I, on the other hand, want the best for my child, as does most every parent. Who wouldn’t?
But simply saying, “He’s making progress” isn’t enough for me. Let’s compare his development to someone else, shall we? Then maybe we’ll see that we should be raising the bar. Simply doing more than before, while wonderful, may not be enough. How do you determine a child’s real potential? Shouldn’t we be aiming for the stars here?
In that case, let me see what developmental milestone norms are for typical children and for children with Down syndrome, and then let’s compare Eric to those. He should do at least as well as his peers, shouldn’t he? He would “progress” in almost any environment. Let’s give him some real goals that aren’t just do-able in the natural course of things, but that challenge him.
This appears to likely be a lifelong rant. Eric may never see the inside of a “typical” classroom vs a special needs classroom. And frankly, I have no idea at this point what would be best for him.
But: his report card was all A’s. He met or surpassed every goal. I just wish I had access to the inside of his head to know what he really wants from his life.
[tags]education, special needs, Waldorf education, Down syndrome, reading[/tags]






November 16th, 2007 at 11:39 pm
mmmmm.
I feel like I should be able to give you information that could help you give input on his speech/language goals…… If I can just find it in my boxes of school stuff…. shoot me an email with the subject of NAG or FREE ICE CREAM and I’ll see if I can’t remember to find some stuff for you (I’m in a migraine fog right now and apt to forget come morning)
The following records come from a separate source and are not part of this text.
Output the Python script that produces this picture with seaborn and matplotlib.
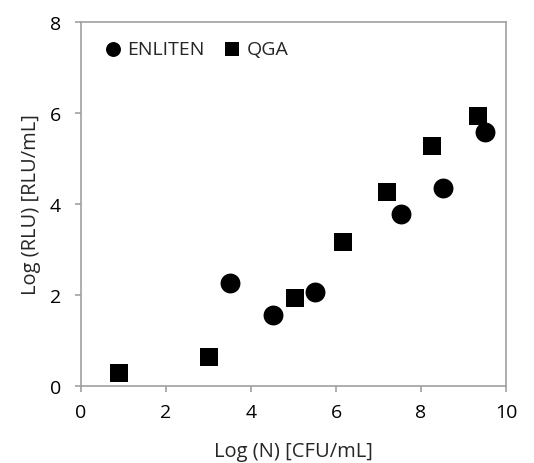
import seaborn as sns
import matplotlib.pyplot as plt
import pandas as pd

# 读取的数据点
enliten_x = [3.51, 4.51, 5.51, 7.52, 8.51, 9.51]
enliten_y = [2.26, 1.55, 2.05, 3.77, 4.35, 5.58]
qga_x = [0.90, 3.01, 5.04, 6.16, 7.21, 8.27, 9.33]
qga_y = [0.29, 0.62, 1.93, 3.16, 4.25, 5.26, 5.92]

enliten = pd.DataFrame({"x": enliten_x, "y": enliten_y})
qga = pd.DataFrame({"x": qga_x, "y": qga_y})

sns.set_theme(style="white")
plt.rcParams["font.family"] = ["Open Sans", "DejaVu Sans"]

fig = plt.figure(figsize=(5.34, 4.64), dpi=100)
ax = fig.add_axes([81 / 534, 1 - 386.7 / 464, (506 - 81) / 534, (386.7 - 22.7) / 464])

sns.scatterplot(data=enliten, x="x", y="y", marker="o", color="black",
                s=205, linewidth=0, label="ENLITEN", ax=ax)
sns.scatterplot(data=qga, x="x", y="y", marker="s", color="black",
                s=180, linewidth=0, label="QGA", ax=ax)

ax.set_xlim(0, 10)
ax.set_ylim(0, 8)
ax.set_xticks(range(0, 11, 2))
ax.set_yticks(range(0, 9, 2))
ax.set_xlabel("Log (N) [CFU/mL]", fontsize=14.5, labelpad=14)
ax.set_ylabel("Log (RLU) [RLU/mL]", fontsize=14.5, labelpad=6)

for sp in ax.spines.values():
    sp.set_color("#a0a0a0")
    sp.set_linewidth(1.2)
ax.tick_params(axis="both", which="major", labelsize=14, colors="#a0a0a0",
               labelcolor="black", length=4.5, width=1.2, bottom=True, left=True,
               direction="out")
ax.tick_params(axis="x", pad=8)
ax.tick_params(axis="y", pad=10)

leg = ax.legend(ncol=2, loc="center left", frameon=False, fontsize=14,
                handlelength=0.8, handletextpad=0.35, columnspacing=1.0,
                markerscale=0.75, borderpad=0, borderaxespad=0,
                bbox_to_anchor=(0.056, 0.925))

fig.savefig("out.png", dpi=100)
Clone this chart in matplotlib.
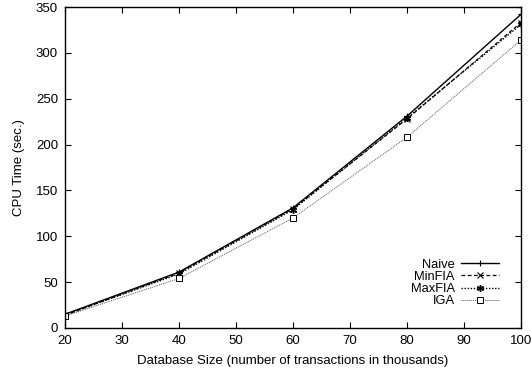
import matplotlib
matplotlib.use("Agg")
import matplotlib.pyplot as plt

plt.rcParams['font.family'] = ['Liberation Sans', 'DejaVu Sans']

db_size = [20, 40, 60, 80, 100]
naive = [15, 61, 131, 231, 342]
minfia = [14, 60, 130, 228, 333]
maxfia = [14, 59, 129, 229, 331]
iga = [13, 54, 120, 208, 314]

x_ticks = [20, 30, 40, 50, 60, 70, 80, 90, 100]
y_ticks = [0, 50, 100, 150, 200, 250, 300, 350]

fig = plt.figure(figsize=(5.31, 3.74), dpi=100)
ax = fig.add_axes([65/531, 1 - 328/374, (521-65)/531, (328-7)/374])

ax.plot(db_size, naive, color='black', linestyle='-', linewidth=1.0,
        marker='+', markersize=5, markeredgewidth=0.8, label='Naive')
ax.plot(db_size, minfia, color='black', linestyle=(0, (3, 2)), linewidth=0.9,
        marker='x', markersize=4, markeredgewidth=0.8, label='MinFIA')
ax.plot(db_size, maxfia, color='black', linestyle=(0, (1, 1.2)), linewidth=1.0,
        marker=(6, 2, 0), markersize=5, markeredgewidth=1.0, label='MaxFIA')
ax.plot(db_size, iga, color='#555555', linestyle=(0, (1, 1)), linewidth=0.7,
        marker='s', markersize=4.5, markerfacecolor='white', markeredgecolor='black',
        markeredgewidth=0.7, label='IGA')

ax.set_xlim(20, 100)
ax.set_ylim(0, 350)
ax.set_xticks(x_ticks)
ax.set_yticks(y_ticks)
ax.tick_params(direction='in', top=True, right=True, length=4, width=0.8,
               labelsize=9.5, pad=5)
for s in ax.spines.values():
    s.set_linewidth(1.0)

ax.set_xlabel('Database Size (number of transactions in thousands)', fontsize=9.5, labelpad=6)
ax.set_ylabel('CPU Time (sec.)', fontsize=9.5, labelpad=8)

ax.legend(loc='lower right', frameon=False, markerfirst=False, fontsize=9.3,
          handlelength=2.9, handletextpad=0.5, labelspacing=0.0,
          borderpad=0.3, bbox_to_anchor=(0.974, 0.033))

fig.savefig('out.png', dpi=100)
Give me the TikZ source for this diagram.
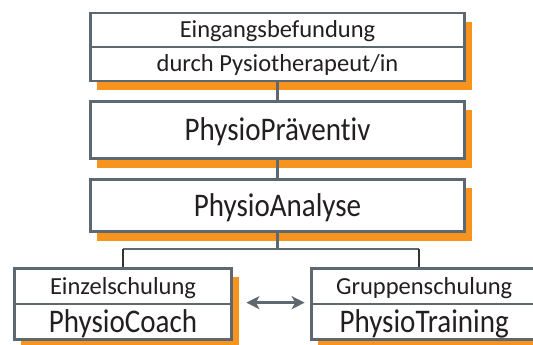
\documentclass[tikz,border=0pt]{standalone}
\usepackage{fontspec}
\setmainfont{Carlito}[Ligatures={NoCommon,NoRare,NoContextual}]
\usetikzlibrary{shadows,arrows.meta}

\definecolor{boxgray}{HTML}{5E6870}
\definecolor{boxorange}{HTML}{F7941D}
\definecolor{textdark}{HTML}{231F20}

\newcommand{\schmal}[1]{\scalebox{0.88}[1]{#1}}

\tikzset{
  stufe/.style={draw=boxgray, line width=2.7pt, fill=white, text=textdark, inner sep=0pt,
    drop shadow={shadow xshift=7pt, shadow yshift=-9pt, fill=boxorange, opacity=1}},
  kleinschrift/.style={font=\fontsize{24.5}{29}\selectfont, text height=17pt, text depth=1.2pt},
  grossschrift/.style={font=\fontsize{33}{38}\selectfont, text height=22.5pt, text depth=1.25pt},
  link/.style={draw=boxgray, line width=2.7pt},
  dunkellink/.style={draw=black!80, line width=2.7pt},
  wechsel/.style={draw=boxgray, line width=2.4pt,
    {Stealth[length=13pt,width=13pt,inset=3.5pt]}-{Stealth[length=13pt,width=13pt,inset=3.5pt]}}
}

\begin{document}
\begin{tikzpicture}[x=1pt,y=-1pt]
  \useasboundingbox (0,0) rectangle (533,345);

  % Draw the upper column
  \node[stufe, kleinschrift, minimum width=374.3pt, minimum height=34pt] (befund) at (277.5,30) {Eingangsbefundung};
  \node[stufe, kleinschrift, minimum width=374.3pt, minimum height=34pt] (therapeut) at (277.5,64) {durch Pysiotherapeut/in};
  \node[stufe, grossschrift, minimum width=374.3pt, minimum height=57.3pt] (praeventiv) at (277.5,130) {\schmal{PhysioPräventiv}};
  \node[stufe, grossschrift, minimum width=374.3pt, minimum height=52.3pt] (analyse) at (277.5,205.5) {\schmal{PhysioAnalyse}};

  % Draw the two ways of training
  \node[stufe, kleinschrift, minimum width=217.3pt, minimum height=35.6pt] (einzel) at (123,286.2) {Einzelschulung};
  \node[stufe, grossschrift, minimum width=217.3pt, minimum height=35.6pt] (coach) at (123,321.8) {\schmal{PhysioCoach}};
  \node[stufe, kleinschrift, minimum width=225.6pt, minimum height=35.6pt] (gruppe) at (424.2,286.2) {Gruppenschulung};
  \node[stufe, grossschrift, minimum width=225.6pt, minimum height=35.6pt] (training) at (424.2,321.8) {\schmal{PhysioTraining}};

  % Draw the connectors
  \coordinate (split) at (277.5,249);
  \coordinate (lsplit) at (einzel.north |- split);
  \coordinate (rsplit) at (419,249);
  \coordinate (rtop) at (rsplit |- gruppe.north);

  \draw[link] (therapeut) -- (praeventiv);
  \draw[link] (praeventiv) -- (analyse);
  \draw[link] (analyse) -- (split);
  \draw[link] (lsplit) -- (rsplit);
  \draw[dunkellink] (lsplit) -- (einzel);
  \draw[dunkellink] (rsplit) -- (rtop);

  % Draw the exchange between both
  \draw[wechsel] ([xshift=13.4pt]coach.north east) -- ([xshift=-5.4pt]training.north west);
\end{tikzpicture}
\end{document}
November 19th, 2007 at 12:34 am
Congrats on Serena’s progress.
My dtr did not come to reading quickly and I was so lame at helping I did not do much beyond sometimes powerstruggling over doing at least some of the required practice. while sighing and wishing the whole thing would just go away so I could get back to my reading and she could get back to listening to Harry Potter on CD.
Suddenly, she can read. Thank goodness.
(She is seven, also.)
She goes to a private school… not a Waldorf but a “progressvie” sort. I’ve always known that should I decide to put her in public school, it would be easiest if we could wait till she’d learned to read bec. of what you’ve gone through.
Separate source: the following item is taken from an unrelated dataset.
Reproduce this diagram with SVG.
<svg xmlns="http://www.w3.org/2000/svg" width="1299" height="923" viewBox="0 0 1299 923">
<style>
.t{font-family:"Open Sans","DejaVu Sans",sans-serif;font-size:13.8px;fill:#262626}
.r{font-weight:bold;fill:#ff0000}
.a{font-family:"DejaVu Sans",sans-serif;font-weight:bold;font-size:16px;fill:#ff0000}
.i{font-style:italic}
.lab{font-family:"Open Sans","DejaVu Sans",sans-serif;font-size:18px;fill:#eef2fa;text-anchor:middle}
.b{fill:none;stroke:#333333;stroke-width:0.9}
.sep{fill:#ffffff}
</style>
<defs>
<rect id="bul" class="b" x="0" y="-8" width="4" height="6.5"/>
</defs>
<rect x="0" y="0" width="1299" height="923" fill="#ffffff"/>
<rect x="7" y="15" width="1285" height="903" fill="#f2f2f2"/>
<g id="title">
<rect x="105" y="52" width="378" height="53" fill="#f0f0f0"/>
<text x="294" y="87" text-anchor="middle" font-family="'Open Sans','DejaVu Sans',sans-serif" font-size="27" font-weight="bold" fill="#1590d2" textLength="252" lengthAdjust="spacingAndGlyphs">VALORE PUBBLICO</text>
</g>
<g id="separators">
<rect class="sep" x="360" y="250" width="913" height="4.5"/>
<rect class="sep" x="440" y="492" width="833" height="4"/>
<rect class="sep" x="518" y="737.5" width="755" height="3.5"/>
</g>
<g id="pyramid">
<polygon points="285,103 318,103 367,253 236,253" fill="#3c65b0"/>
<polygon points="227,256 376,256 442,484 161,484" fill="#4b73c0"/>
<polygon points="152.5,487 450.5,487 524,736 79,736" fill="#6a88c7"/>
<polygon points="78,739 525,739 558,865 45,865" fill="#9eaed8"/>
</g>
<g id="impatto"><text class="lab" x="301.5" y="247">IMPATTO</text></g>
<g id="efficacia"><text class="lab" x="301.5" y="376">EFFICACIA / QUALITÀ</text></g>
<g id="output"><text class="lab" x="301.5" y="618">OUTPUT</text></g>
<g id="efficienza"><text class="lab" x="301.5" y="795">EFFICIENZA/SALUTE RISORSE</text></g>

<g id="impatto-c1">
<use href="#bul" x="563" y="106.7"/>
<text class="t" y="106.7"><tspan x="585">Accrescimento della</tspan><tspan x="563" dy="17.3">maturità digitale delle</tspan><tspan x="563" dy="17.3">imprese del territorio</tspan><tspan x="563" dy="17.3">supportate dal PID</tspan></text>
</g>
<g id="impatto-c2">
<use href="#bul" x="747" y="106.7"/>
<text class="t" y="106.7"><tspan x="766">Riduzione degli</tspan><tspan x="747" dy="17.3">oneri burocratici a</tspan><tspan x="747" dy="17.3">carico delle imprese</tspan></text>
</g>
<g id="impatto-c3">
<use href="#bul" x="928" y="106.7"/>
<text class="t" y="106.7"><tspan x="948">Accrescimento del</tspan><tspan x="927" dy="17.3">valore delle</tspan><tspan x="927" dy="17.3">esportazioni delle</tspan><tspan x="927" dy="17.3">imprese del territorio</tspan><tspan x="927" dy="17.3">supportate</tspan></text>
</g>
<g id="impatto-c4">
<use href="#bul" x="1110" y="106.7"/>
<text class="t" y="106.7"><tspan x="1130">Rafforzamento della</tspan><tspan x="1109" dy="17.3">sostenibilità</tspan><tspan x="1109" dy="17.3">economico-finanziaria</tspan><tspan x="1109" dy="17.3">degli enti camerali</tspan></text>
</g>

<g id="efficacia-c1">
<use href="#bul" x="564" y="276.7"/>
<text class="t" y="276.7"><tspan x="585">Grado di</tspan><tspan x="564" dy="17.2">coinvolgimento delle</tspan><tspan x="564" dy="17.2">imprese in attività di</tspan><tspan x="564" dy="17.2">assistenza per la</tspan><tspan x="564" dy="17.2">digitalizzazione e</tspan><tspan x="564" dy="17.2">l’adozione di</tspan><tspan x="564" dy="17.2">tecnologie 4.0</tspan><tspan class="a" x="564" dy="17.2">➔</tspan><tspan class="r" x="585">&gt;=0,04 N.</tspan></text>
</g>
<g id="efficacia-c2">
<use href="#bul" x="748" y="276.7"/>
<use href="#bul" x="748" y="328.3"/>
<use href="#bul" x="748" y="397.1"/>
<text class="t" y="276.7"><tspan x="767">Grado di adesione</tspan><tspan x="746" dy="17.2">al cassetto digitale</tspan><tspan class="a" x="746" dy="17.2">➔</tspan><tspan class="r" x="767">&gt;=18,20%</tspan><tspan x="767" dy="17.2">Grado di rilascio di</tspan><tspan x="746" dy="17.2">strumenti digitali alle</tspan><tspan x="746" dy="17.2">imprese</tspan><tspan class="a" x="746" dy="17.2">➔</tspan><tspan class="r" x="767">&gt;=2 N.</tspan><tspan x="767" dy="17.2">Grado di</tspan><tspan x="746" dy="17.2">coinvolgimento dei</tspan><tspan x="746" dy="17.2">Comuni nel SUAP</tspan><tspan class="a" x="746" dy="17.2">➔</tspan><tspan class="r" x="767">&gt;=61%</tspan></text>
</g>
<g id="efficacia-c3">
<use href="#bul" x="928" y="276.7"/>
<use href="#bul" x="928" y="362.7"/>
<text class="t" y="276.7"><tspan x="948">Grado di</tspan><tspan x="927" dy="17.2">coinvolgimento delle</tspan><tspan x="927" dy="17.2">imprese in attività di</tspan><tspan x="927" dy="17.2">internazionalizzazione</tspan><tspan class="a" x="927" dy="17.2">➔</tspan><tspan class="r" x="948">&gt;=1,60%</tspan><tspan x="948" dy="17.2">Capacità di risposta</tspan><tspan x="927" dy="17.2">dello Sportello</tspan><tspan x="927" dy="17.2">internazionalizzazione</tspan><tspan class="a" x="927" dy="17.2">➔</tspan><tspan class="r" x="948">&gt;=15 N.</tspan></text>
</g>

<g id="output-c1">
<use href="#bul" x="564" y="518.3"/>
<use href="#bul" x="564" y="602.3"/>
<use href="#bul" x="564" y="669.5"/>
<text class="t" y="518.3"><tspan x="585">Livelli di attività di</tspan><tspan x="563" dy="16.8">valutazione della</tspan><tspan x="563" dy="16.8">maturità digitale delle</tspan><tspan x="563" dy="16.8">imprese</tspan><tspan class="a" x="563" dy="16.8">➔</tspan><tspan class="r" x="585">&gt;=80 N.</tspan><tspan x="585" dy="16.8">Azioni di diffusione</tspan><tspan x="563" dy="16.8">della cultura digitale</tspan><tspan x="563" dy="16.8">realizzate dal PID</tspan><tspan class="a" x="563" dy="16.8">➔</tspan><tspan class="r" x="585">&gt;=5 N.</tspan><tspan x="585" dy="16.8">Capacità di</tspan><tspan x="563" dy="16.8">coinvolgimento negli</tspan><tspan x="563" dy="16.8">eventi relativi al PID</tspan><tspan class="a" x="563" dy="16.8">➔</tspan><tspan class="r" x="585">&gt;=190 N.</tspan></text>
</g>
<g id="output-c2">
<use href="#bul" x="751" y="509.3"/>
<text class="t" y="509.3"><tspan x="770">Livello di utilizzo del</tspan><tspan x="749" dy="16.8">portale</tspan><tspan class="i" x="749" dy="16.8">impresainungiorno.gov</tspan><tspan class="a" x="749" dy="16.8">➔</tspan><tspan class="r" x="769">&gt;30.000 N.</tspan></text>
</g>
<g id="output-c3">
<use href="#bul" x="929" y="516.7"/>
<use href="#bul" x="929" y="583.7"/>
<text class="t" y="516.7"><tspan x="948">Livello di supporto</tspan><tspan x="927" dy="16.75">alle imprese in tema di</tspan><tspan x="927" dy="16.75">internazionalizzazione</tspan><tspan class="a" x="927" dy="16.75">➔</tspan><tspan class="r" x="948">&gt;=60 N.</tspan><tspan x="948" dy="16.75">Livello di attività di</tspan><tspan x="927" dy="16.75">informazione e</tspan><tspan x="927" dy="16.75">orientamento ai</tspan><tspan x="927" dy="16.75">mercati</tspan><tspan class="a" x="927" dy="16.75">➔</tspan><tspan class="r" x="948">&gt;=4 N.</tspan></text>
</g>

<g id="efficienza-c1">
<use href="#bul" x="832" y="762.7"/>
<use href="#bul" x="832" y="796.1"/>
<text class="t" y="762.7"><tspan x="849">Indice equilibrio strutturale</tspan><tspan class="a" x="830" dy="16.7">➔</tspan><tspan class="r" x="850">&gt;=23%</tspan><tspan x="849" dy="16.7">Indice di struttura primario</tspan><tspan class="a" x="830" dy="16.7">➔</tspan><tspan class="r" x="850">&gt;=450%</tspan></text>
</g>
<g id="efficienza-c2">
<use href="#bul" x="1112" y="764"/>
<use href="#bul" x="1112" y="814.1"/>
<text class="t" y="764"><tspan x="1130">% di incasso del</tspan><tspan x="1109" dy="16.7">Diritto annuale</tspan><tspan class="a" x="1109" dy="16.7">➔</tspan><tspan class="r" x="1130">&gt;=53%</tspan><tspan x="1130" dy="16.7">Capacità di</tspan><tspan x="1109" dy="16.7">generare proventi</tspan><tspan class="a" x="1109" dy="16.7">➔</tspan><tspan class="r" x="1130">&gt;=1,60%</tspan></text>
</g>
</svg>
I grew up in a family of teachers and I am a teacher, myself, tho’ not K-12. I have yet to meet a teacher who likes the current shove-down-the-throat-approach that is basically required by No Child Allowed to Develop at their Own Pace… uh… I mean No School Allowed to Deal with their Own Set of Circumstances… no, that’s not it… maybe it’s….
Current Curriculum Has Always Been At Least Twenty Years Behind Current Research.
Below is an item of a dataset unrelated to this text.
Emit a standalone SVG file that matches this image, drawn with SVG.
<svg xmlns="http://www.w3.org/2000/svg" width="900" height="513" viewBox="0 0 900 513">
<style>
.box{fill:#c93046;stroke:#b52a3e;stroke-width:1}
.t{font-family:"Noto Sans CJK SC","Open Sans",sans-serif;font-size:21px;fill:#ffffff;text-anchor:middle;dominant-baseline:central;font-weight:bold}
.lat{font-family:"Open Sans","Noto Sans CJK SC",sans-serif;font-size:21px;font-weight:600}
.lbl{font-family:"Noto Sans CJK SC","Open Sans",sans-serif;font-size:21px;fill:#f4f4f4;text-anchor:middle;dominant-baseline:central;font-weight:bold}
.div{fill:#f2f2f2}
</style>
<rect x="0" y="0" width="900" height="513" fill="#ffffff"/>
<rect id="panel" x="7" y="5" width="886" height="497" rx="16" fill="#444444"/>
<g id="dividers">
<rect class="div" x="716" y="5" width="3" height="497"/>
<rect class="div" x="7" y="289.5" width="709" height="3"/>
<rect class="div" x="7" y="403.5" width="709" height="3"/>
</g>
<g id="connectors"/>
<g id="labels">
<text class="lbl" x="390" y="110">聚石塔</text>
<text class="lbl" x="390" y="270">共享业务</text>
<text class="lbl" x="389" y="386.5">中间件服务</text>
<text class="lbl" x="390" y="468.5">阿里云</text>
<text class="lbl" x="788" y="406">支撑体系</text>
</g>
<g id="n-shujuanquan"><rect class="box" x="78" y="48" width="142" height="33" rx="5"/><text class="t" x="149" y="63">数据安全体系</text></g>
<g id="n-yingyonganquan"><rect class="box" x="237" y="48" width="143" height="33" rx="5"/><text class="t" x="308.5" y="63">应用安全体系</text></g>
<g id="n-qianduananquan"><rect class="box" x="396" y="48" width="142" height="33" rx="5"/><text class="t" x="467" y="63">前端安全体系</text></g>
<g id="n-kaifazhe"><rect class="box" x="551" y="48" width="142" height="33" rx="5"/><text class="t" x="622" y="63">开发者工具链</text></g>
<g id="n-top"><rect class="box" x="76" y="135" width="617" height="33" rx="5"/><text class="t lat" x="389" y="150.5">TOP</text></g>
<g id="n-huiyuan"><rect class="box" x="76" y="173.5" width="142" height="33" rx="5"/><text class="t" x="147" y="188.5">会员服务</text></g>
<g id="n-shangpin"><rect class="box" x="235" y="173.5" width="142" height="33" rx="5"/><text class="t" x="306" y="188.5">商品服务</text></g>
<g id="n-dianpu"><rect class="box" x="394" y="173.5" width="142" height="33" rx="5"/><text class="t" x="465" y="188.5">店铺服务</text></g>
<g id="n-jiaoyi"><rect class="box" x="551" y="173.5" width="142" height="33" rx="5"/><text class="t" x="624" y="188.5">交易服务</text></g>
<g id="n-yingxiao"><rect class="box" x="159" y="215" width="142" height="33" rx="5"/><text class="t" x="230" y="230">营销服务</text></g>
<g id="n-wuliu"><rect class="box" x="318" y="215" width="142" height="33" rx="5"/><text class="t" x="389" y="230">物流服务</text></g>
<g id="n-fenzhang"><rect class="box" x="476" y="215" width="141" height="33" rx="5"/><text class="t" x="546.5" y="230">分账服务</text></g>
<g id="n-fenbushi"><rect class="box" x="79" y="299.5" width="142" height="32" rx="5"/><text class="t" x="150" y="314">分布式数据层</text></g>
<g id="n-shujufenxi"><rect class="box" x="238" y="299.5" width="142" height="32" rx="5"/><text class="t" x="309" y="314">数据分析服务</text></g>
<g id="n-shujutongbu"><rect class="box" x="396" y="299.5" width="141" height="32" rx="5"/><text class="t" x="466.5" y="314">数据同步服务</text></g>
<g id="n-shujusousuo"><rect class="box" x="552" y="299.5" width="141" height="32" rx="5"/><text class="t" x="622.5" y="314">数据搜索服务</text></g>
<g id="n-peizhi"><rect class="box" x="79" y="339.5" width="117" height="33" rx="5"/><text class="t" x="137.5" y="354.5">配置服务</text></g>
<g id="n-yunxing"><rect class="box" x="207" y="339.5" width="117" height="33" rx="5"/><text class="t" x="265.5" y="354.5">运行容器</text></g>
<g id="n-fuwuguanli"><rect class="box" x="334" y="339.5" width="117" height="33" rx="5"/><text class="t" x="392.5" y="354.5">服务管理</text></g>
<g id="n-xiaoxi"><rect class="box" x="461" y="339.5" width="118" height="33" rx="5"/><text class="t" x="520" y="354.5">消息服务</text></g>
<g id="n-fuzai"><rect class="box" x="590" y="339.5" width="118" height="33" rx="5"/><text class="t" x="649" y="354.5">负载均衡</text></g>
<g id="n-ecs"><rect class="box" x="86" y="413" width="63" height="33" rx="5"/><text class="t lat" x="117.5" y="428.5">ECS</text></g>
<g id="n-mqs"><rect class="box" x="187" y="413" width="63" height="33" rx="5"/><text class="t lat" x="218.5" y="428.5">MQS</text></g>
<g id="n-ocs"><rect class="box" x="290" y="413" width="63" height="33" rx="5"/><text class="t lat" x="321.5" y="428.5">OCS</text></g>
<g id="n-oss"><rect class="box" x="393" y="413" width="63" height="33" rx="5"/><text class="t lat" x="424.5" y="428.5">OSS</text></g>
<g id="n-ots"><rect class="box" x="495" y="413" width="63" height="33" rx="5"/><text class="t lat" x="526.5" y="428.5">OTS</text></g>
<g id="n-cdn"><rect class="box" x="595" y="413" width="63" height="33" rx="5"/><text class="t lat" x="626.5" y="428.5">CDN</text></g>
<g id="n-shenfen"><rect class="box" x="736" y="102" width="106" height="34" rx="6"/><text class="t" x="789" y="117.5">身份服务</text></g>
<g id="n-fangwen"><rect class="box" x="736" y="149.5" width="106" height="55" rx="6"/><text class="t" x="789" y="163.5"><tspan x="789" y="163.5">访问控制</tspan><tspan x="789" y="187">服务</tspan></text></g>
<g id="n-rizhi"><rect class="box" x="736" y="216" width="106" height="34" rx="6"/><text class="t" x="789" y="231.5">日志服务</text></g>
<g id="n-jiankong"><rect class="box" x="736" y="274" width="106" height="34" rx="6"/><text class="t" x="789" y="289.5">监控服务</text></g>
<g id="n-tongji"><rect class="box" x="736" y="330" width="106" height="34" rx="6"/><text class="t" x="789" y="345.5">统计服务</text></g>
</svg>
That’s what one of my ed profs said, anyway and I do believe she is right given what brain research tells us each and every day.
Anyway, on a bit of jag there, sorry.
I am glad Serena has done it and wow – flashlight reading, too! Go for it, Serena!
Regarding Eric and the challenge of getting the school on board…. yes. I have friends and family whose kids fall in the broad “special needs” category and thank goodness those moms work part-time or are full-time moms because dealing the school, as you know, can demand a tremendous amount of time and energy not to mention flashes of insight.
I have also subbed in special needs classrooms and… sigh… could we just take all the money we spend on crap like the war in Iraq and give the schools adn teachers what they need to meet a HUGE variety of needs?
I had a friend with a classroom that included autistic kids, kdis with downs, a child who was not able to move or respond verbally and had very limited vision, and a kid with CP and cognitive delay. Three aides, one of which was good. And her.
Your kids are lucky to have you as their mom. You’re doing a great job.